• **What to produce**:
Output the records exactly as they appear, with no pictures included.

━━ Materials provided ━━

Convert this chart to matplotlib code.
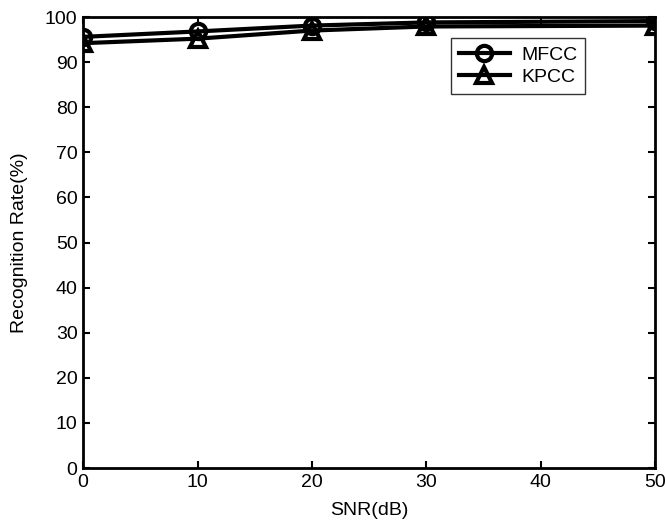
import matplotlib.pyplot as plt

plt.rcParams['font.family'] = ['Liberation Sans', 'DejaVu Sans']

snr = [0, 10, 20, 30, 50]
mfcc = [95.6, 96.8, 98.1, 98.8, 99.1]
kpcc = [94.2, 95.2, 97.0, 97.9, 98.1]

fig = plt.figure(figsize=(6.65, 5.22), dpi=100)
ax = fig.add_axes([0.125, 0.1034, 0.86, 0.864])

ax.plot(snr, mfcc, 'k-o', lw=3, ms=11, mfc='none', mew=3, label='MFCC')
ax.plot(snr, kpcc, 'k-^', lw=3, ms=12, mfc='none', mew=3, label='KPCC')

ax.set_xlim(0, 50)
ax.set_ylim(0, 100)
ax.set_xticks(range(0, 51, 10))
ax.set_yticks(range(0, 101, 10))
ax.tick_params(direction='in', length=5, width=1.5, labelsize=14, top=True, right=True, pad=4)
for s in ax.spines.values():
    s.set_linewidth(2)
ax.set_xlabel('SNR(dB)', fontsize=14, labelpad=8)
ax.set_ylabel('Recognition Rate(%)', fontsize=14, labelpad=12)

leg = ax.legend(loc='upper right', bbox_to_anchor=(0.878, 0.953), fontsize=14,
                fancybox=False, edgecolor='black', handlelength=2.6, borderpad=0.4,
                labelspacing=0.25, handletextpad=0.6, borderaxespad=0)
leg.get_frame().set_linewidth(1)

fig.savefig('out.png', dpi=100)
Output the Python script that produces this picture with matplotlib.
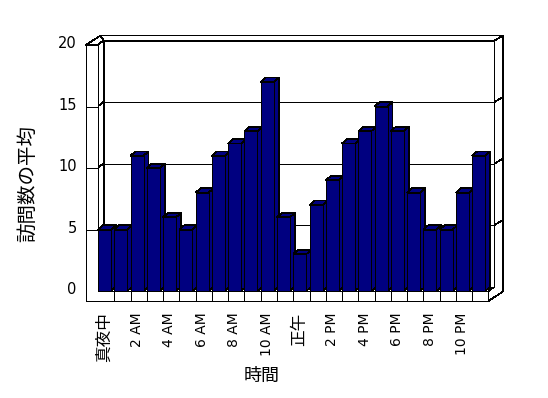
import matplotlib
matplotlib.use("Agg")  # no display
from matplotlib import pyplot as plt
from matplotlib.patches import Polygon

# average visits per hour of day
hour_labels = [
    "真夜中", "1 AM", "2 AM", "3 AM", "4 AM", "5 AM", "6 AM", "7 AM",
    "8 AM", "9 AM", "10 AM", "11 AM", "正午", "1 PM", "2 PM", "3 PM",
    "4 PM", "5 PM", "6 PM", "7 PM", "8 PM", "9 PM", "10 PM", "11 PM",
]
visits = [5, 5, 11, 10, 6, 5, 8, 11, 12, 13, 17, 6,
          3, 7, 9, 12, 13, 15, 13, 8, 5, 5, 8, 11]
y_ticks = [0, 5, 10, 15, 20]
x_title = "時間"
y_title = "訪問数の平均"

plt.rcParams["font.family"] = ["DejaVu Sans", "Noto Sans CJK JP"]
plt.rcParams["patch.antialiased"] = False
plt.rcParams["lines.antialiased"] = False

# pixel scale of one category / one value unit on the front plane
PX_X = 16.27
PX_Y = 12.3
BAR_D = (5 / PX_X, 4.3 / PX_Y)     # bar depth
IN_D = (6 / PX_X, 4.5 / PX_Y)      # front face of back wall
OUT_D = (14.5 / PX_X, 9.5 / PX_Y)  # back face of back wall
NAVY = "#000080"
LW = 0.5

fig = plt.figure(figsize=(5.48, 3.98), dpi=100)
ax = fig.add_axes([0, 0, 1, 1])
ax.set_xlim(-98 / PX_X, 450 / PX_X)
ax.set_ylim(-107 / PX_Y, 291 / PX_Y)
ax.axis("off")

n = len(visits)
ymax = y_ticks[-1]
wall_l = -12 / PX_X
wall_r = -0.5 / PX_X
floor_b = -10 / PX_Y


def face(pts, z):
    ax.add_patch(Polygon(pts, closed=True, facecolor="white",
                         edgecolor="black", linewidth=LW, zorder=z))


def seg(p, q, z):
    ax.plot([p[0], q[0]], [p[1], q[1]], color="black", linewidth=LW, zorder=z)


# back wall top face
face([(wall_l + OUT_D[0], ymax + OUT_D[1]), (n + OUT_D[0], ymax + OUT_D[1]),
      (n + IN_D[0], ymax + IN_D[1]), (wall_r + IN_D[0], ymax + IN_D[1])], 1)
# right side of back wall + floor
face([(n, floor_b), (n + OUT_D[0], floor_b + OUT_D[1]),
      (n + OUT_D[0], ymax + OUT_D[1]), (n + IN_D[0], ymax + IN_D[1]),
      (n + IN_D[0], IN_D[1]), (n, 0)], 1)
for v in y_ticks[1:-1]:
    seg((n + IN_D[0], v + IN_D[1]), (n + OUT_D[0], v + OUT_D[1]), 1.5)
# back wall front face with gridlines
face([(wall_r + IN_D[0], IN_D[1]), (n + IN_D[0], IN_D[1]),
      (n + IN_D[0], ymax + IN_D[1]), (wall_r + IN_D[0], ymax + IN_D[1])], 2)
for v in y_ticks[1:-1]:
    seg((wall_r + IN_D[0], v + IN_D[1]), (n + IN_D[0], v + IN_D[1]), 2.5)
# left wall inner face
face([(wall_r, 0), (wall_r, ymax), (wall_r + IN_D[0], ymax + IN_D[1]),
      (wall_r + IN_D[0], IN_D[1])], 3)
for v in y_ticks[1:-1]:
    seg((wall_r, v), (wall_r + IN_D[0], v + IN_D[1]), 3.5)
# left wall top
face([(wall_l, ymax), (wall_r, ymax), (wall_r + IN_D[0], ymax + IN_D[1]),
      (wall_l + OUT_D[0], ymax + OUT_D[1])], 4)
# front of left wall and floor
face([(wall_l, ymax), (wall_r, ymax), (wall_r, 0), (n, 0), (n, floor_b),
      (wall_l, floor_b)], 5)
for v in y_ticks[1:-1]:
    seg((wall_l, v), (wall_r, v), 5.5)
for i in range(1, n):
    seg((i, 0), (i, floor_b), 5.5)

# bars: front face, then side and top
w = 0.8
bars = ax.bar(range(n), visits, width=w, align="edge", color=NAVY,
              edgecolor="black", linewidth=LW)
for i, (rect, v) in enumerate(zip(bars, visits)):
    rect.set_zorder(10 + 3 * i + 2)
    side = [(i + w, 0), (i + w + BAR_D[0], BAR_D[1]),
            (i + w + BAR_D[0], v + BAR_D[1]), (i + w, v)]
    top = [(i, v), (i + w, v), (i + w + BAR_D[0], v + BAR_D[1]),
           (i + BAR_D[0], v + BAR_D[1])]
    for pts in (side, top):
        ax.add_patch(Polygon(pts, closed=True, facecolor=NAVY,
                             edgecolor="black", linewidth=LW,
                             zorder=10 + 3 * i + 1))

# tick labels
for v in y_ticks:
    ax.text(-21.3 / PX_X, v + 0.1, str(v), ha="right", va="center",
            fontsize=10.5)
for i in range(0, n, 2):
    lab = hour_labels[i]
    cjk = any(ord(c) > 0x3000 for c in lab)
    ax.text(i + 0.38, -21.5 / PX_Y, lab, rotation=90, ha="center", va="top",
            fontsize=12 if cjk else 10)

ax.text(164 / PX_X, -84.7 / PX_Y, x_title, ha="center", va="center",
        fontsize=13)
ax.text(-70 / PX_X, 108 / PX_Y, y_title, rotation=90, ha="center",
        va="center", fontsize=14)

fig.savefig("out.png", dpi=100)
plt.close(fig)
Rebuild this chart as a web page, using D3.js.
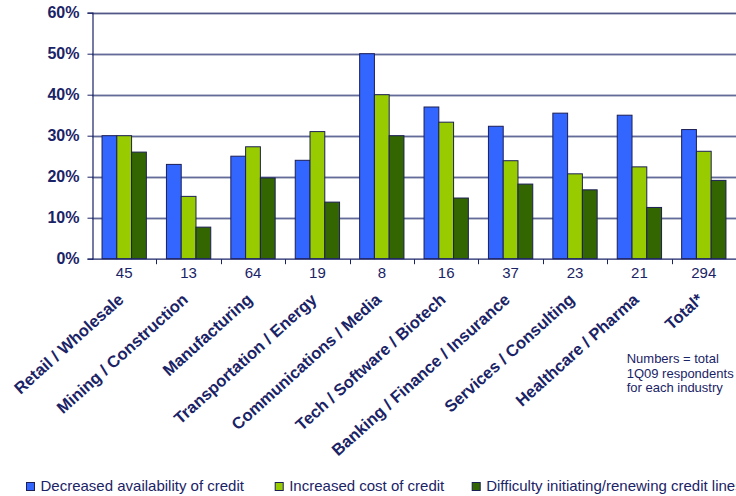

━━━

• **Correct result**:
Convert this chart to matplotlib code.
import matplotlib.pyplot as plt

plt.rcParams['font.family'] = ['Liberation Sans', 'DejaVu Sans']

snr = [0, 10, 20, 30, 50]
mfcc = [95.6, 96.8, 98.1, 98.8, 99.1]
kpcc = [94.2, 95.2, 97.0, 97.9, 98.1]

fig = plt.figure(figsize=(6.65, 5.22), dpi=100)
ax = fig.add_axes([0.125, 0.1034, 0.86, 0.864])

ax.plot(snr, mfcc, 'k-o', lw=3, ms=11, mfc='none', mew=3, label='MFCC')
ax.plot(snr, kpcc, 'k-^', lw=3, ms=12, mfc='none', mew=3, label='KPCC')

ax.set_xlim(0, 50)
ax.set_ylim(0, 100)
ax.set_xticks(range(0, 51, 10))
ax.set_yticks(range(0, 101, 10))
ax.tick_params(direction='in', length=5, width=1.5, labelsize=14, top=True, right=True, pad=4)
for s in ax.spines.values():
    s.set_linewidth(2)
ax.set_xlabel('SNR(dB)', fontsize=14, labelpad=8)
ax.set_ylabel('Recognition Rate(%)', fontsize=14, labelpad=12)

leg = ax.legend(loc='upper right', bbox_to_anchor=(0.878, 0.953), fontsize=14,
                fancybox=False, edgecolor='black', handlelength=2.6, borderpad=0.4,
                labelspacing=0.25, handletextpad=0.6, borderaxespad=0)
leg.get_frame().set_linewidth(1)

fig.savefig('out.png', dpi=100)
Output the Python script that produces this picture with matplotlib.
import matplotlib
matplotlib.use("Agg")  # no display
from matplotlib import pyplot as plt
from matplotlib.patches import Polygon

# average visits per hour of day
hour_labels = [
    "真夜中", "1 AM", "2 AM", "3 AM", "4 AM", "5 AM", "6 AM", "7 AM",
    "8 AM", "9 AM", "10 AM", "11 AM", "正午", "1 PM", "2 PM", "3 PM",
    "4 PM", "5 PM", "6 PM", "7 PM", "8 PM", "9 PM", "10 PM", "11 PM",
]
visits = [5, 5, 11, 10, 6, 5, 8, 11, 12, 13, 17, 6,
          3, 7, 9, 12, 13, 15, 13, 8, 5, 5, 8, 11]
y_ticks = [0, 5, 10, 15, 20]
x_title = "時間"
y_title = "訪問数の平均"

plt.rcParams["font.family"] = ["DejaVu Sans", "Noto Sans CJK JP"]
plt.rcParams["patch.antialiased"] = False
plt.rcParams["lines.antialiased"] = False

# pixel scale of one category / one value unit on the front plane
PX_X = 16.27
PX_Y = 12.3
BAR_D = (5 / PX_X, 4.3 / PX_Y)     # bar depth
IN_D = (6 / PX_X, 4.5 / PX_Y)      # front face of back wall
OUT_D = (14.5 / PX_X, 9.5 / PX_Y)  # back face of back wall
NAVY = "#000080"
LW = 0.5

fig = plt.figure(figsize=(5.48, 3.98), dpi=100)
ax = fig.add_axes([0, 0, 1, 1])
ax.set_xlim(-98 / PX_X, 450 / PX_X)
ax.set_ylim(-107 / PX_Y, 291 / PX_Y)
ax.axis("off")

n = len(visits)
ymax = y_ticks[-1]
wall_l = -12 / PX_X
wall_r = -0.5 / PX_X
floor_b = -10 / PX_Y


def face(pts, z):
    ax.add_patch(Polygon(pts, closed=True, facecolor="white",
                         edgecolor="black", linewidth=LW, zorder=z))


def seg(p, q, z):
    ax.plot([p[0], q[0]], [p[1], q[1]], color="black", linewidth=LW, zorder=z)


# back wall top face
face([(wall_l + OUT_D[0], ymax + OUT_D[1]), (n + OUT_D[0], ymax + OUT_D[1]),
      (n + IN_D[0], ymax + IN_D[1]), (wall_r + IN_D[0], ymax + IN_D[1])], 1)
# right side of back wall + floor
face([(n, floor_b), (n + OUT_D[0], floor_b + OUT_D[1]),
      (n + OUT_D[0], ymax + OUT_D[1]), (n + IN_D[0], ymax + IN_D[1]),
      (n + IN_D[0], IN_D[1]), (n, 0)], 1)
for v in y_ticks[1:-1]:
    seg((n + IN_D[0], v + IN_D[1]), (n + OUT_D[0], v + OUT_D[1]), 1.5)
# back wall front face with gridlines
face([(wall_r + IN_D[0], IN_D[1]), (n + IN_D[0], IN_D[1]),
      (n + IN_D[0], ymax + IN_D[1]), (wall_r + IN_D[0], ymax + IN_D[1])], 2)
for v in y_ticks[1:-1]:
    seg((wall_r + IN_D[0], v + IN_D[1]), (n + IN_D[0], v + IN_D[1]), 2.5)
# left wall inner face
face([(wall_r, 0), (wall_r, ymax), (wall_r + IN_D[0], ymax + IN_D[1]),
      (wall_r + IN_D[0], IN_D[1])], 3)
for v in y_ticks[1:-1]:
    seg((wall_r, v), (wall_r + IN_D[0], v + IN_D[1]), 3.5)
# left wall top
face([(wall_l, ymax), (wall_r, ymax), (wall_r + IN_D[0], ymax + IN_D[1]),
      (wall_l + OUT_D[0], ymax + OUT_D[1])], 4)
# front of left wall and floor
face([(wall_l, ymax), (wall_r, ymax), (wall_r, 0), (n, 0), (n, floor_b),
      (wall_l, floor_b)], 5)
for v in y_ticks[1:-1]:
    seg((wall_l, v), (wall_r, v), 5.5)
for i in range(1, n):
    seg((i, 0), (i, floor_b), 5.5)

# bars: front face, then side and top
w = 0.8
bars = ax.bar(range(n), visits, width=w, align="edge", color=NAVY,
              edgecolor="black", linewidth=LW)
for i, (rect, v) in enumerate(zip(bars, visits)):
    rect.set_zorder(10 + 3 * i + 2)
    side = [(i + w, 0), (i + w + BAR_D[0], BAR_D[1]),
            (i + w + BAR_D[0], v + BAR_D[1]), (i + w, v)]
    top = [(i, v), (i + w, v), (i + w + BAR_D[0], v + BAR_D[1]),
           (i + BAR_D[0], v + BAR_D[1])]
    for pts in (side, top):
        ax.add_patch(Polygon(pts, closed=True, facecolor=NAVY,
                             edgecolor="black", linewidth=LW,
                             zorder=10 + 3 * i + 1))

# tick labels
for v in y_ticks:
    ax.text(-21.3 / PX_X, v + 0.1, str(v), ha="right", va="center",
            fontsize=10.5)
for i in range(0, n, 2):
    lab = hour_labels[i]
    cjk = any(ord(c) > 0x3000 for c in lab)
    ax.text(i + 0.38, -21.5 / PX_Y, lab, rotation=90, ha="center", va="top",
            fontsize=12 if cjk else 10)

ax.text(164 / PX_X, -84.7 / PX_Y, x_title, ha="center", va="center",
        fontsize=13)
ax.text(-70 / PX_X, 108 / PX_Y, y_title, rotation=90, ha="center",
        va="center", fontsize=14)

fig.savefig("out.png", dpi=100)
plt.close(fig)
Rebuild this chart as a web page, using D3.js.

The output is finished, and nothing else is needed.